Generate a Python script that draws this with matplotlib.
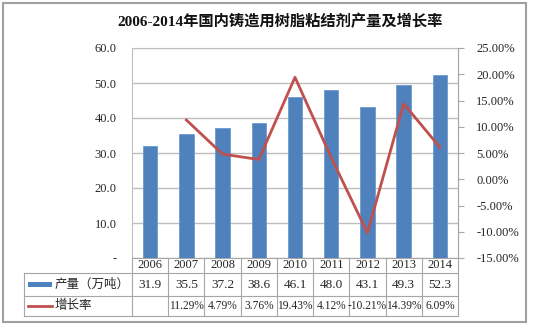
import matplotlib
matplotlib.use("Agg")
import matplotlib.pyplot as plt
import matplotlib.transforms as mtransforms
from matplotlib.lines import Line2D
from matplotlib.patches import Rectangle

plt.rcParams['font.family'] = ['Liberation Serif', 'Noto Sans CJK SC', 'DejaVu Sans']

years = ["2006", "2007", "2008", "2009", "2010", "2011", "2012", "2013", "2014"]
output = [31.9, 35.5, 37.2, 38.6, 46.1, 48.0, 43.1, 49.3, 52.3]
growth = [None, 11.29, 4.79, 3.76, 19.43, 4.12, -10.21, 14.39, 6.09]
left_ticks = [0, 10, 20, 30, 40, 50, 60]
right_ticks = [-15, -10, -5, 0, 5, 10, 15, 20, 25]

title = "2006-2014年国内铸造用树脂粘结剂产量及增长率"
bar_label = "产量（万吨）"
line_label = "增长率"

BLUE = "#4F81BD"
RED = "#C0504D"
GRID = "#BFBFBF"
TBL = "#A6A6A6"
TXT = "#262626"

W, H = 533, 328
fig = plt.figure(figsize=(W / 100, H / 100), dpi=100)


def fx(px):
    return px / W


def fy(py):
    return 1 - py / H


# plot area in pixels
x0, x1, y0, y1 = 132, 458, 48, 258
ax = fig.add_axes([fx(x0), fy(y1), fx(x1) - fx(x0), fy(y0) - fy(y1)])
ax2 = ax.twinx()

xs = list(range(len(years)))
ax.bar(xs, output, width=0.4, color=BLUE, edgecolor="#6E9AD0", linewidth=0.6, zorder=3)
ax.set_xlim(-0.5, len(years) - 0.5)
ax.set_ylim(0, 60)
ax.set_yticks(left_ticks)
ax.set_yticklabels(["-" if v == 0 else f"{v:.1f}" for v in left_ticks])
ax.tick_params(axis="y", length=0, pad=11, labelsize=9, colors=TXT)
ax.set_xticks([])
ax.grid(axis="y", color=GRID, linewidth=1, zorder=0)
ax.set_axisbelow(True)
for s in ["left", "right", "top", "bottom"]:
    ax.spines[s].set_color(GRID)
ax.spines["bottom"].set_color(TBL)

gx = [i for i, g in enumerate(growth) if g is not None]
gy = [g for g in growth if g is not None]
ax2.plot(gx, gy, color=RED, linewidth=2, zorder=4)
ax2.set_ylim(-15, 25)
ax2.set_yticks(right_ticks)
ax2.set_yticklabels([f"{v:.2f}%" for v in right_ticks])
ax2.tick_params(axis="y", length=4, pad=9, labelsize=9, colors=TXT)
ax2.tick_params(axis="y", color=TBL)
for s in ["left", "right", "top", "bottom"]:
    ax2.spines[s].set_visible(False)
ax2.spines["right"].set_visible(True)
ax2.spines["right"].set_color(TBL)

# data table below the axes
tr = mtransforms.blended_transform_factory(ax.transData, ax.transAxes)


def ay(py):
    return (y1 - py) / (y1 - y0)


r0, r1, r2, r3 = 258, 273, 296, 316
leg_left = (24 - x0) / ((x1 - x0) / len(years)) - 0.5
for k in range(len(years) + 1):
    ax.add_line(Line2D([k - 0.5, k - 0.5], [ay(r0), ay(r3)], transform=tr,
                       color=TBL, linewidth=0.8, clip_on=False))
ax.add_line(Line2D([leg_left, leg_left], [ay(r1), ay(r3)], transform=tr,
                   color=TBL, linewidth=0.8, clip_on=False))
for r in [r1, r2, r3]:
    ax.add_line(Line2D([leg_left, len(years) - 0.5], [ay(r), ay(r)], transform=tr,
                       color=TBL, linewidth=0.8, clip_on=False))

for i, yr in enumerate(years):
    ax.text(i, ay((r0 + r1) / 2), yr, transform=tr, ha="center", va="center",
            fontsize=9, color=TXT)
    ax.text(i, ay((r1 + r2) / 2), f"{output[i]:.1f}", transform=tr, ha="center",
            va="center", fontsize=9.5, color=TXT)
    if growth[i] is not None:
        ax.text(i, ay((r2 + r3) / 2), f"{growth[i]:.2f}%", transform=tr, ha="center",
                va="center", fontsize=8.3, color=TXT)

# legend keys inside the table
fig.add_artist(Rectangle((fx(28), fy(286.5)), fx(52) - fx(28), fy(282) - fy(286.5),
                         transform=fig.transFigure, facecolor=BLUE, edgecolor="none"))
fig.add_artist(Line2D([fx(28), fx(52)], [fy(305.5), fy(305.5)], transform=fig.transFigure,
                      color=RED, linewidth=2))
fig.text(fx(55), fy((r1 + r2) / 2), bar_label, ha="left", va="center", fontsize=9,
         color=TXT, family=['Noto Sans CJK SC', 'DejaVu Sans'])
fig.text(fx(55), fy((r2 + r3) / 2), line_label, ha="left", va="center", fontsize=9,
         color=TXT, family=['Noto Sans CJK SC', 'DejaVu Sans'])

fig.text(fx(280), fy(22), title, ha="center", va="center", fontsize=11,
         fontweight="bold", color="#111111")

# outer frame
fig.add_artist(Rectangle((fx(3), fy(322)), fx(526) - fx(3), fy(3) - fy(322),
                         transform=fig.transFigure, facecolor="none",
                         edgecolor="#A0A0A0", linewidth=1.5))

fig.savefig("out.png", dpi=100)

++++++++++

#### [Direction]
Repeat the lines of the listing above verbatim, beginning at its first line and ending at the line containing "return 1 - py / H", which is included. Omit pictures.

#### [Task output]
Generate a Python script that draws this with matplotlib.
import matplotlib
matplotlib.use("Agg")
import matplotlib.pyplot as plt
import matplotlib.transforms as mtransforms
from matplotlib.lines import Line2D
from matplotlib.patches import Rectangle

plt.rcParams['font.family'] = ['Liberation Serif', 'Noto Sans CJK SC', 'DejaVu Sans']

years = ["2006", "2007", "2008", "2009", "2010", "2011", "2012", "2013", "2014"]
output = [31.9, 35.5, 37.2, 38.6, 46.1, 48.0, 43.1, 49.3, 52.3]
growth = [None, 11.29, 4.79, 3.76, 19.43, 4.12, -10.21, 14.39, 6.09]
left_ticks = [0, 10, 20, 30, 40, 50, 60]
right_ticks = [-15, -10, -5, 0, 5, 10, 15, 20, 25]

title = "2006-2014年国内铸造用树脂粘结剂产量及增长率"
bar_label = "产量（万吨）"
line_label = "增长率"

BLUE = "#4F81BD"
RED = "#C0504D"
GRID = "#BFBFBF"
TBL = "#A6A6A6"
TXT = "#262626"

W, H = 533, 328
fig = plt.figure(figsize=(W / 100, H / 100), dpi=100)


def fx(px):
    return px / W


def fy(py):
    return 1 - py / H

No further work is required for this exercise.